NetJets Inc. is owned by Warren Buffett, and its business proposition is to provide “the benefits of private aviation – and more – with none of the responsibilities.” Frankie disagreed. He was irritated that the takeoff venue changed three times within 12 hours. And that we had to switch planes in Montenegro because of over-extended pilot shifts.
“It’s so inconvenient,” Frankie fumed to his executive assistant (on a Sunday morning). “We’re going to have to move all the luggage” (two minute bags and his briefcase). He then muttered darkly about initiating a class lawsuit against the company. Frankie is American and thus treats litigation as an enjoyable hobby.

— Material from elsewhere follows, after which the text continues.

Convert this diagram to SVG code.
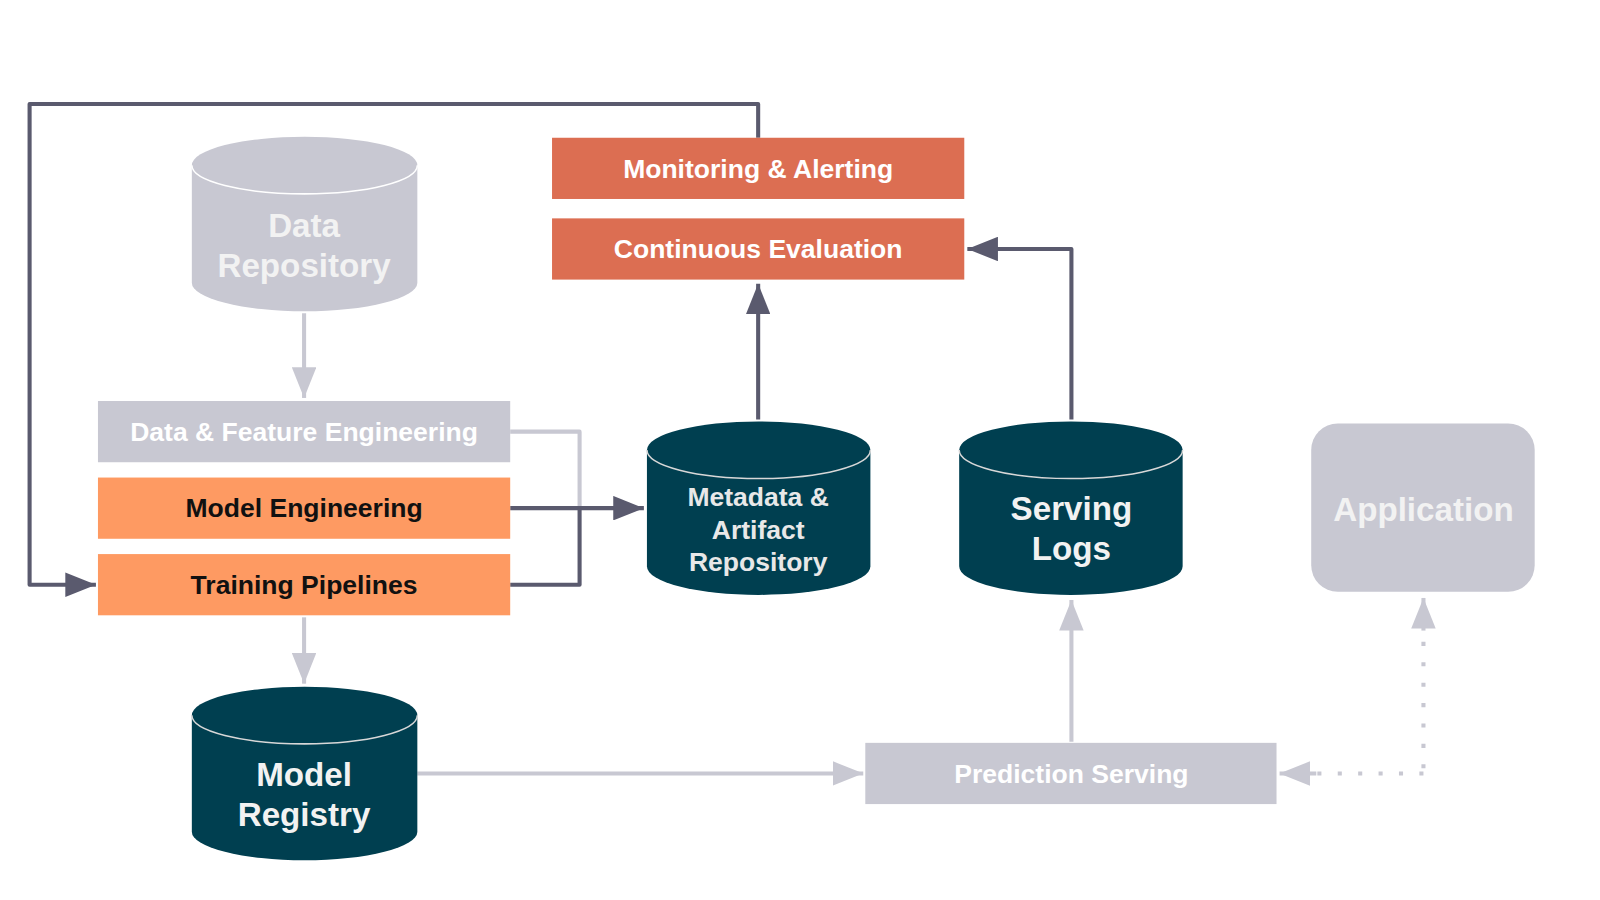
<svg xmlns="http://www.w3.org/2000/svg" width="1600" height="900" viewBox="0 0 1600 900">
<style>
text{font-family:"Liberation Sans",Arial,sans-serif;font-weight:bold;text-anchor:middle}
.lt{fill:#c8c8d2}
.dk{fill:#003f50}
.or{fill:#fe9a62}
.rd{fill:#dc6e52}
.lbl{font-size:26px}
.cyl{font-size:32.5px;fill:#f2f2f2}
.cl{stroke:#ffffff;stroke-width:1.5;fill:none}
.cd{stroke:#d8d8d8;stroke-width:1.5;fill:none}
.ln{fill:none;stroke-width:4;stroke-linejoin:round}
.ldk{stroke:#5a5a6e}
.llt{stroke:#c8c8d2}
</style>
<defs>
<marker id="ad" viewBox="0 0 30 24" refX="30" refY="12" markerWidth="30" markerHeight="24" markerUnits="userSpaceOnUse" orient="auto"><path d="M0,0 L30,12 L0,24 Z" fill="#5a5a6e"/></marker>
<marker id="al" viewBox="0 0 30 24" refX="30" refY="12" markerWidth="30" markerHeight="24" markerUnits="userSpaceOnUse" orient="auto"><path d="M0,0 L30,12 L0,24 Z" fill="#c8c8d2"/></marker>
</defs>
<rect width="1600" height="900" fill="#ffffff"/>
<g transform="scale(1.0204)">
<g id="connectors">
<path class="ln llt" d="M298,307 V390" marker-end="url(#al)"/>
<path class="ln llt" d="M500,423 H568 V498"/>
<path class="ln ldk" d="M500,498 H631" marker-end="url(#ad)"/>
<path class="ln ldk" d="M500,573 H568 V498"/>
<path class="ln ldk" d="M743,411 V278" marker-end="url(#ad)"/>
<path class="ln ldk" d="M743,135 V102 H29 V573 H94" marker-end="url(#ad)"/>
<path class="ln ldk" d="M1050,411 V244 H948" marker-end="url(#ad)"/>
<path class="ln llt" d="M298,605 V670" marker-end="url(#al)"/>
<path class="ln llt" d="M409,758 H846" marker-end="url(#al)"/>
<path class="ln llt" d="M1050,727 V588" marker-end="url(#al)"/>
<path class="ln llt" d="M1395,753 V612" stroke-dasharray="4,16"/>
<path class="ln llt" d="M1395,618 V586" marker-end="url(#al)" stroke="none"/>
<path class="ln llt" d="M1395,758 H1285" stroke-dasharray="4,16"/>
<path class="ln llt" d="M1290,758 H1254" marker-end="url(#al)" stroke="none"/>
</g>
<g id="data-repository">
<path class="lt" d="M188,162 A110.5,28 0 0 1 409,162 V277 A110.5,28 0 0 1 188,277 Z"/>
<path class="cl" d="M188,162 A110.5,28 0 0 0 409,162"/>
<text class="cyl" x="298" y="232">Data</text>
<text class="cyl" x="298" y="271">Repository</text>
</g>
<g id="data-feature-engineering">
<rect class="lt" x="96" y="393" width="404" height="60"/>
<text class="lbl" x="298" y="432" fill="#ffffff">Data &amp; Feature Engineering</text>
</g>
<g id="model-engineering">
<rect class="or" x="96" y="468" width="404" height="60"/>
<text class="lbl" x="298" y="507" fill="#111111">Model Engineering</text>
</g>
<g id="training-pipelines">
<rect class="or" x="96" y="543" width="404" height="60"/>
<text class="lbl" x="298" y="582" fill="#111111">Training Pipelines</text>
</g>
<g id="model-registry">
<path class="dk" d="M188,701 A110.5,28 0 0 1 409,701 V815 A110.5,28 0 0 1 188,815 Z"/>
<path class="cd" d="M188,701 A110.5,28 0 0 0 409,701"/>
<text class="cyl" x="298" y="770">Model</text>
<text class="cyl" x="298" y="809">Registry</text>
</g>
<g id="monitoring-alerting">
<rect class="rd" x="541" y="135" width="404" height="60"/>
<text class="lbl" x="743" y="174" fill="#ffffff">Monitoring &amp; Alerting</text>
</g>
<g id="continuous-evaluation">
<rect class="rd" x="541" y="214" width="404" height="60"/>
<text class="lbl" x="743" y="253" fill="#ffffff">Continuous Evaluation</text>
</g>
<g id="metadata-artifact-repository">
<path class="dk" d="M634,441 A109.5,28 0 0 1 853,441 V555 A109.5,28 0 0 1 634,555 Z"/>
<path class="cd" d="M634,441 A109.5,28 0 0 0 853,441"/>
<text x="743" y="496" font-size="26" fill="#e8e8e8">Metadata &amp;</text>
<text x="743" y="528" font-size="26" fill="#e8e8e8">Artifact</text>
<text x="743" y="560" font-size="26" fill="#e8e8e8">Repository</text>
</g>
<g id="serving-logs">
<path class="dk" d="M940,441 A109.5,28 0 0 1 1159,441 V555 A109.5,28 0 0 1 940,555 Z"/>
<path class="cd" d="M940,441 A109.5,28 0 0 0 1159,441"/>
<text class="cyl" x="1050" y="510">Serving</text>
<text class="cyl" x="1050" y="549">Logs</text>
</g>
<g id="application">
<rect class="lt" x="1285" y="415" width="219" height="165" rx="26"/>
<text class="cyl" x="1395" y="511">Application</text>
</g>
<g id="prediction-serving">
<rect class="lt" x="848" y="728" width="403" height="60"/>
<text class="lbl" x="1050" y="767" fill="#ffffff">Prediction Serving</text>
</g>
</g>
</svg>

His mood did not improve when I started painting my fingernails a vivid purple hue. “This is the first and last time anyone uses my plane for cosmetic purposes,” he said frostily. Why, oh why are men so one-dimensional? Their refusal to multi-task is a constant disappointment. Although, as author Kathy Lette pointed out during a recent Intelligence Squared debate (a must-attend London event coming to New York soon), men have no difficulty multi-tasking at an orgy.
And as for me? Well, luxuriating in the cotton-wool cocoon of a NetJets aircraft with my perfect purple digits, I was in seventh heaven! In fact, I even offered to move the bags myself.